French shipbroker Barry Rogliano Salles (BRS) has been trying to look beyond current shipping disruption to examine what will happen to tankers when the war in Ukraine finally ends.
The Paris shop said in a report earlier in July that the sector could enter a “golden age” from 2024 due to the lack of ship orders.
But it has warned that the timing of the end of the Russian invasion is key to market prospects.
The company has modelled two scenarios: an end to the conflict in 2025 and another where it persists across the medium-term.
“However, we acknowledge that the conflict could potentially end well before this date,” the broker said.
BRS’ latest report analyses the first scenario, which assumes that after a halt to hostilities, OECD countries will gradually start to purchase Russian oil again.
"Indeed, we would be surprised if restrictions on Russia’s energy exports were not included in the eventual negotiations for an end to the hostilities," the French company said.
The second scenario assumes that OECD nations will continue to shun Russian barrels.
The broker believes high oil prices will persist for as long as the Ukrainian conflict lasts.
Western sanctions mean Russian crude and product exports will fall from today’s level, potentially losing up to 2m barrels per day (bpd), most of which is likely to be clean products.
"We project little inroad from biofuels in the aviation and marine fuel sectors with oil continuing to be, by far, the main fuel," BRS said.
Positive for tankers
"We consider this a positive forecast for tankers considering that our models also project a long tail for oil demand driven by low wellhead production costs, especially in the Middle East, which imply that oil will remain economically attractive, especially in the freight transport and petrochemical sectors," the broker added.
When the war ends, BRS anticipates Russian oil production will experience a gradual rebound led by the re-entry of a small number of western companies.

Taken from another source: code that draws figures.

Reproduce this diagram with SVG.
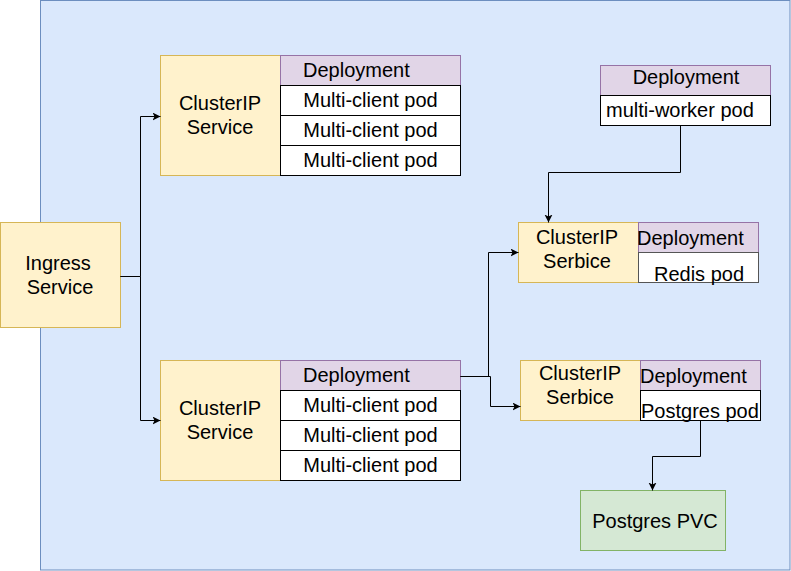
<svg xmlns="http://www.w3.org/2000/svg" width="791" height="571" viewBox="0 0 791 571">
<style>
  text { font-family: "Liberation Sans", Arial, Helvetica, sans-serif; font-size: 20px; fill: #000; }
  .mid { text-anchor: middle; }
  .svc { fill: #fff2cc; stroke: #d6b656; stroke-width: 1; }
  .dep { fill: #e1d5e7; stroke: #9673a6; stroke-width: 1; }
  .pod { fill: #ffffff; stroke: #000000; stroke-width: 1; }
  .pvc { fill: #d5e8d4; stroke: #82b366; stroke-width: 1; }
  .edge { fill: none; stroke: #000; stroke-width: 1; marker-end: url(#arr); }
</style>
<defs>
  <marker id="arr" markerUnits="userSpaceOnUse" markerWidth="10" markerHeight="10" refX="8" refY="4" orient="auto">
    <path d="M0,0 L8,4 L0,8 L2,4 z" fill="#000"/>
  </marker>
</defs>
<rect id="cluster" x="40.5" y="0.5" width="749.5" height="569.5" fill="#dae8fc" stroke="#6c8ebf"/>

<g id="ingress">
  <rect class="svc" x="0.5" y="222.5" width="120" height="105"/>
  <text class="mid" x="58" y="270">Ingress</text>
  <text class="mid" x="60" y="294">Service</text>
</g>

<g id="client-top">
  <rect class="svc" x="160.5" y="55.5" width="120" height="120"/>
  <text class="mid" x="220" y="110">ClusterIP</text>
  <text class="mid" x="220" y="134">Service</text>
  <rect class="dep" x="280.5" y="55.5" width="180" height="30"/>
  <text x="303" y="77">Deployment</text>
  <rect class="pod" x="280.5" y="85.5" width="180" height="30"/>
  <text class="mid" x="370.5" y="107">Multi-client pod</text>
  <rect class="pod" x="280.5" y="115.5" width="180" height="30"/>
  <text class="mid" x="370.5" y="137">Multi-client pod</text>
  <rect class="pod" x="280.5" y="145.5" width="180" height="30"/>
  <text class="mid" x="370.5" y="167">Multi-client pod</text>
</g>

<g id="client-bottom">
  <rect class="svc" x="160.5" y="360.5" width="120" height="120"/>
  <text class="mid" x="220" y="415">ClusterIP</text>
  <text class="mid" x="220" y="439">Service</text>
  <rect class="dep" x="280.5" y="360.5" width="180" height="30"/>
  <text x="303" y="382">Deployment</text>
  <rect class="pod" x="280.5" y="390.5" width="180" height="30"/>
  <text class="mid" x="370.5" y="412">Multi-client pod</text>
  <rect class="pod" x="280.5" y="420.5" width="180" height="30"/>
  <text class="mid" x="370.5" y="442">Multi-client pod</text>
  <rect class="pod" x="280.5" y="450.5" width="180" height="30"/>
  <text class="mid" x="370.5" y="472">Multi-client pod</text>
</g>

<g id="worker">
  <rect class="dep" x="600.5" y="65.5" width="170" height="30"/>
  <text class="mid" x="686" y="84">Deployment</text>
  <rect class="pod" x="600.5" y="95.5" width="170" height="30"/>
  <text x="606" y="117">multi-worker pod</text>
</g>

<g id="redis">
  <rect class="svc" x="518.5" y="222.5" width="120" height="60"/>
  <text class="mid" x="577" y="244">ClusterIP</text>
  <text class="mid" x="577" y="268">Serbice</text>
  <rect class="dep" x="638.5" y="222.5" width="120" height="30"/>
  <text x="637" y="245">Deployment</text>
  <rect x="638.5" y="252.5" width="120" height="30" fill="#fff" stroke="#555"/>
  <text class="mid" x="699" y="281">Redis pod</text>
</g>

<g id="postgres">
  <rect class="svc" x="520.5" y="360.5" width="120" height="60"/>
  <text class="mid" x="580" y="380">ClusterIP</text>
  <text class="mid" x="580" y="404">Serbice</text>
  <rect class="dep" x="640.5" y="360.5" width="120" height="30"/>
  <text x="640" y="383">Deployment</text>
  <rect class="pod" x="640.5" y="390.5" width="120" height="30"/>
  <text x="641" y="418">Postgres pod</text>
</g>

<g id="pvc">
  <rect class="pvc" x="580.5" y="490.5" width="145" height="60"/>
  <text class="mid" x="655" y="528">Postgres PVC</text>
</g>

<g id="connectors">
  <path class="edge" d="M120.5,276.5 H140.5 V116.5 H160.5"/>
  <path class="edge" d="M120.5,276.5 H140.5 V420.5 H160.5"/>
  <path class="edge" d="M460.5,376.5 H488.5 V252.5 H518.5"/>
  <path class="edge" d="M460.5,376.5 H490.5 V406.5 H520.5"/>
  <path class="edge" d="M680.5,125.5 V172.5 H548.5 V222.5"/>
  <path class="edge" d="M700.5,420.5 V456.5 H652.5 V490.5"/>
</g>
</svg>
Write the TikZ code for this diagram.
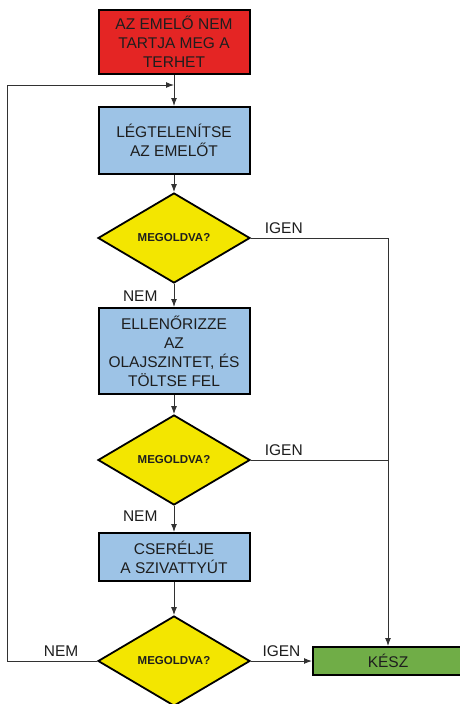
\documentclass[tikz,border=0pt]{standalone}
\usepackage{fontspec}
\setmainfont{Liberation Sans}
\usepackage{tikz}
\usetikzlibrary{shapes.geometric,arrows.meta,positioning}
\definecolor{stopred}{RGB}{228,37,36}
\definecolor{stepblue}{RGB}{157,195,230}
\definecolor{askyellow}{RGB}{243,230,0}
\definecolor{donegreen}{RGB}{112,173,71}
\definecolor{inkgray}{RGB}{30,30,30}
\definecolor{wiregray}{RGB}{50,50,50}

\tikzset{
  stepbox/.style={draw=black, line width=2pt, rectangle, minimum width=151pt,
    inner sep=2pt, align=center, text=inkgray,
    font=\fontsize{15.5}{19}\selectfont},
  askbox/.style={draw=black, line width=1.8pt, diamond, fill=askyellow,
    minimum width=152pt, minimum height=90pt, inner sep=0pt,
    font=\fontsize{11.5}{14}\selectfont\bfseries, text=inkgray},
  conn/.style={draw=wiregray, line width=1pt},
  flow/.style={conn, -{Latex[length=8pt,width=6pt]}},
  lbl/.style={text=inkgray, font=\fontsize{15.5}{19}\selectfont, inner sep=4pt}
}

\begin{document}
\begin{tikzpicture}[x=1pt,y=-1pt]
\useasboundingbox (0,0) rectangle (460,704);

% Boxes
\node[stepbox, fill=stopred, minimum height=64pt] (start) at (174,42)
  {AZ EMELŐ NEM\\TARTJA MEG A\\TERHET};
\node[stepbox, fill=stepblue, minimum height=67pt] (bleed) at (174,140.5)
  {LÉGTELENÍTSE\\AZ EMELŐT};
\node[askbox] (q1) at (174,238) {MEGOLDVA?};
\node[stepbox, fill=stepblue, minimum height=86pt] (oil) at (174,351)
  {ELLENŐRIZZE\\AZ\\OLAJSZINTET, ÉS\\TÖLTSE FEL};
\node[askbox] (q2) at (174,460) {MEGOLDVA?};
\node[stepbox, fill=stepblue, minimum height=48pt] (pump) at (174,557)
  {CSERÉLJE\\A SZIVATTYÚT};
\node[askbox] (q3) at (174,661) {MEGOLDVA?};
\node[stepbox, fill=donegreen, minimum width=150pt, minimum height=28pt] (done) at (388,661)
  {KÉSZ};

% Loop points
\coordinate (fb) at (174,85);
\coordinate (back) at (7,661);

% Main flow
\draw[flow] (start) -- (bleed);
\draw[flow] (bleed) -- (q1);
\draw[flow] (q1) -- node[lbl, left=12pt, pos=0.55] {NEM} (oil);
\draw[flow] (oil) -- (q2);
\draw[flow] (q2) -- node[lbl, left=12pt, pos=0.4] {NEM} (pump);
\draw[flow] (pump) -- (q3);

% IGEN branches
\draw[conn] (q1.east) -- node[lbl, above, pos=0.24] {IGEN} (q1.east -| done);
\draw[flow] (q1.east -| done) -- (done);
\draw[conn] (q2.east) -- node[lbl, above, pos=0.24] {IGEN} (q2.east -| done);
\draw[flow] (q3.east) -- node[lbl, above] {IGEN} (done);

% NEM back to the start
\draw[flow] (q3.west) -- node[lbl, above, pos=0.4] {NEM} (back) |- (fb);
\end{tikzpicture}
\end{document}
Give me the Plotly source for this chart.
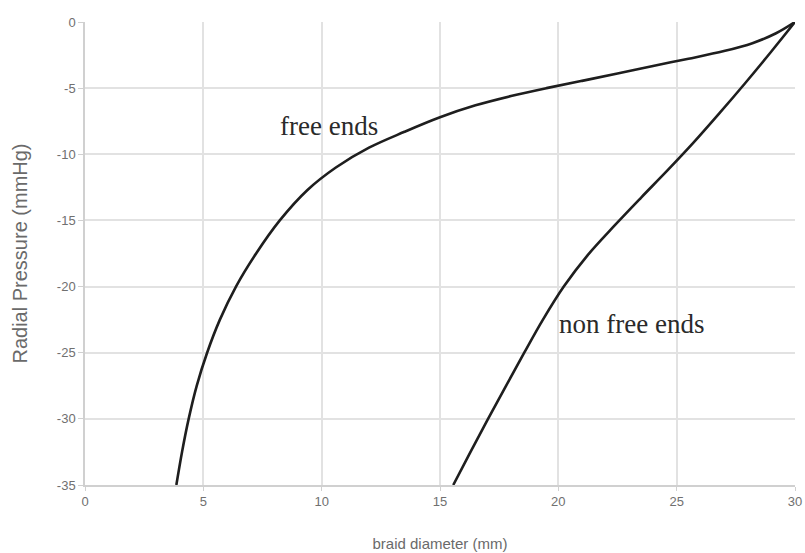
import plotly.graph_objects as go

# Data
free_x = [3.86, 4.10, 4.38, 4.72, 5.16, 5.70, 6.38, 7.23, 8.23, 9.4, 10.6, 12.0, 13.5,
          15.0, 16.5, 18.0, 19.5, 21.0, 22.5, 24.0, 25.5, 27.0, 28.2, 29.2, 30.0]
free_y = [-35.0, -32.5, -30.0, -27.5, -25.0, -22.5, -20.0, -17.5, -15.0, -12.7, -11.0,
          -9.5, -8.3, -7.2, -6.3, -5.6, -5.0, -4.45, -3.9, -3.32, -2.78, -2.2, -1.6,
          -0.85, 0.0]

nonfree_x = [15.56, 16.29, 17.03, 17.79, 18.56, 19.35, 20.23, 21.25, 22.4, 23.5, 24.6,
             25.7, 26.8, 27.9, 29.0, 30.0]
nonfree_y = [-35.0, -32.5, -30.0, -27.5, -25.0, -22.5, -20.0, -17.6, -15.34, -13.27,
             -11.24, -9.14, -6.91, -4.61, -2.23, 0.0]

x_ticks = [0, 5, 10, 15, 20, 25, 30]
y_ticks = [0, -5, -10, -15, -20, -25, -30, -35]

fig = go.Figure()
fig.add_trace(go.Scatter(x=free_x, y=free_y, mode="lines", name="free ends",
                         line=dict(color="#1e1e1e", width=2.6, shape="spline", smoothing=1.0)))
fig.add_trace(go.Scatter(x=nonfree_x, y=nonfree_y, mode="lines", name="non free ends",
                         line=dict(color="#1e1e1e", width=2.6, shape="spline", smoothing=1.0)))

fig.add_annotation(x=10.3, y=-7.86, text="free ends", showarrow=False,
                   font=dict(family="Liberation Serif", size=27, color="#2a2a2a"))
fig.add_annotation(x=23.1, y=-22.8, text="non free ends", showarrow=False,
                   font=dict(family="Liberation Serif", size=27, color="#2a2a2a"))

fig.update_layout(
    width=805, height=553,
    margin=dict(l=85, r=10, t=22, b=68),
    paper_bgcolor="white", plot_bgcolor="white",
    showlegend=False,
    font=dict(family="Liberation Sans", color="#777777"),
)
fig.update_xaxes(
    range=[0, 30], tickvals=x_ticks, ticktext=[str(v) for v in x_ticks],
    showgrid=True, gridcolor="#e2e2e2", gridwidth=1.5,
    showline=True, linecolor="#d0d0d0", linewidth=1.5,
    ticks="outside", ticklen=4, tickcolor="#d0d0d0",
    tickfont=dict(size=13, color="#707070"),
    title=dict(text="braid diameter (mm)", font=dict(size=15, color="#6a6a6a"), standoff=30),
    zeroline=False, automargin=False,
)
fig.update_yaxes(
    range=[-35, 0], tickvals=y_ticks, ticktext=[str(v) for v in y_ticks],
    showgrid=True, gridcolor="#e2e2e2", gridwidth=1.5,
    showline=True, linecolor="#d0d0d0", linewidth=1.5,
    ticks="outside", ticklen=5, tickcolor="#d0d0d0",
    tickfont=dict(size=13, color="#707070"),
    title=dict(text="Radial Pressure (mmHg)", font=dict(size=20, color="#6a6a6a"), standoff=24),
    zeroline=False, automargin=False,
)

fig.write_html("out.html")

"In turn, this will allow Russia to claw back some of the global oil market share which it will inevitably lose over the coming years. Nonetheless, it seems inevitable that Russian crude and condensate production has already peaked," the company said.
In the meantime Saudi Arabia will be the key country for VLCC exports, and western Canada for aframaxes.
Brazil will be vital for both suezmaxes and VLCCs.
"We continue to remain sceptical of East Africa’s production prospects and expect delays in exporting Ugandan crude which will eventually boost global aframax and panamax demand," BRS said.
Refinery capacity expands eastwards
The medium term will also see a continuation of the eastwards migration of the refining industry which has taken place over the past decade, the broker argues.
"This is logical considering that non-OECD Asia and the Middle East will be the engines of global oil demand growth across the forecast period," BRS added.
And 2023 will see a final hurrah for the Atlantic Basin refining industry, the company believes.
After seeing significant contraction over the past few years, Atlantic Basin refining capacity is expected to expand by a net 835,000 bpd next year.
Two new projects will start up: the 650,000 bpd Dangote refinery in Nigeria and the 250,000 bpd expansion of Exxon Mobil’s refinery on the US Gulf coast.
This will more than offset some anticipated capacity closures in the US, BRS said.
After 2023 it is all one-way traffic to Asia, as a series of "mega-projects" east of Suez will see capacity expand by 2.5m bpd.
"Indeed, as the world eventually moves back towards normality, some of the temporary factors supporting refinery economics, especially of simple plants, wane," BRS concluded.
The model includes a conservative adjustment to account for unannounced closures in mature refining regions.
"We expect these closures to be driven not only by the poor economics of older, inefficient plants compared with their more complex and efficient modern competitors, but also by environmental legislation, especially in the OECD, which will see plants required to conform to stricter and stricter regulations," the broker said.